Remove the bowl of dough from the refrigerator and let it come to room temperature, at least 2 hours.
Gently turn the dough onto a generously floured work surface and dust the top of the dough with a little flour. Divide the dough into 4 (2 if halving the dough as I did) equal-size pieces. Quickly twist the pieces together in pairs, preserving as much air in the dough as possible. Place the 2 (or 1 for a half recipe) twisted loaves on separate baking sheets lined with parchment paper. Let them proof until nearly doubled in volume.

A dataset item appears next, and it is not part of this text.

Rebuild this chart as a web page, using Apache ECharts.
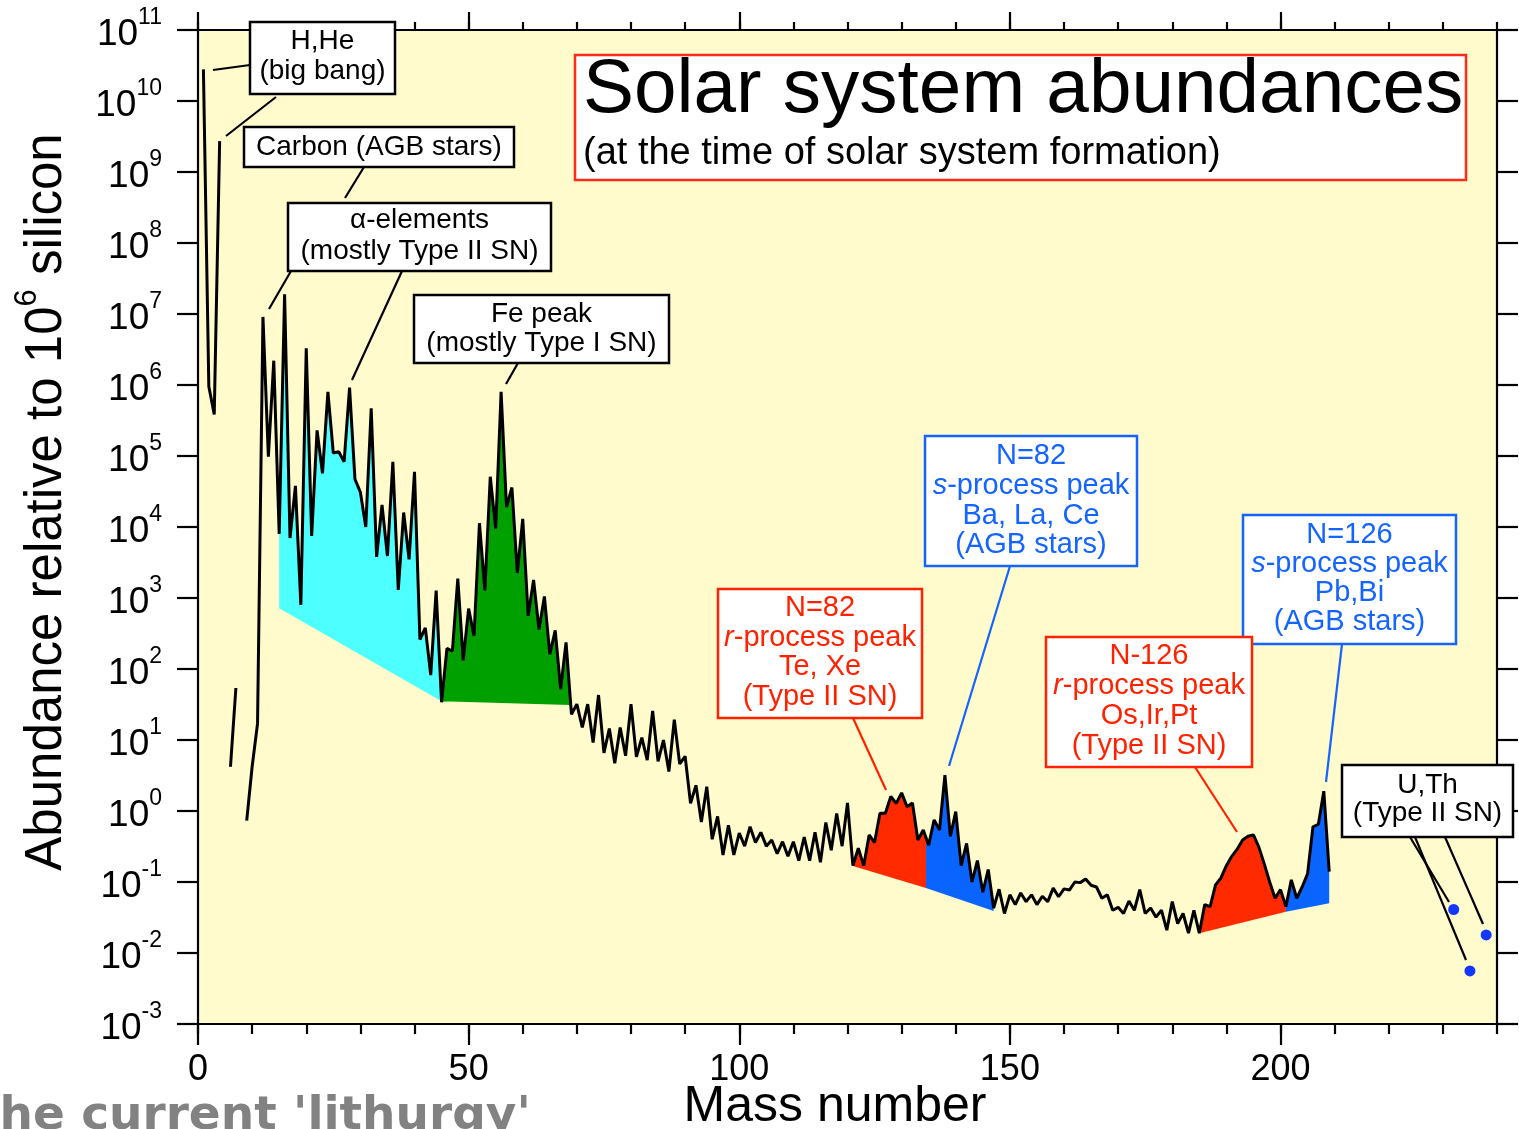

Preheat either a convection oven with baking stone or a regular oven to 250°C (480°F).
Generously mist the inside of the oven with water. Ease the loaves, along with the parchment paper, onto the baking stone – or place the loaves/loaf on the parchment-lined baking sheet into the oven. Spray a little more water into the oven. Repeat after one minute. Alternately, place a pan with water on the lower shelf of the oven, checking during the baking time to refill when the water has evaporated.
After 5 minutes of baking, lower the heat to 210°C (410°F), then bake the loaves for another 20-30 minutes more.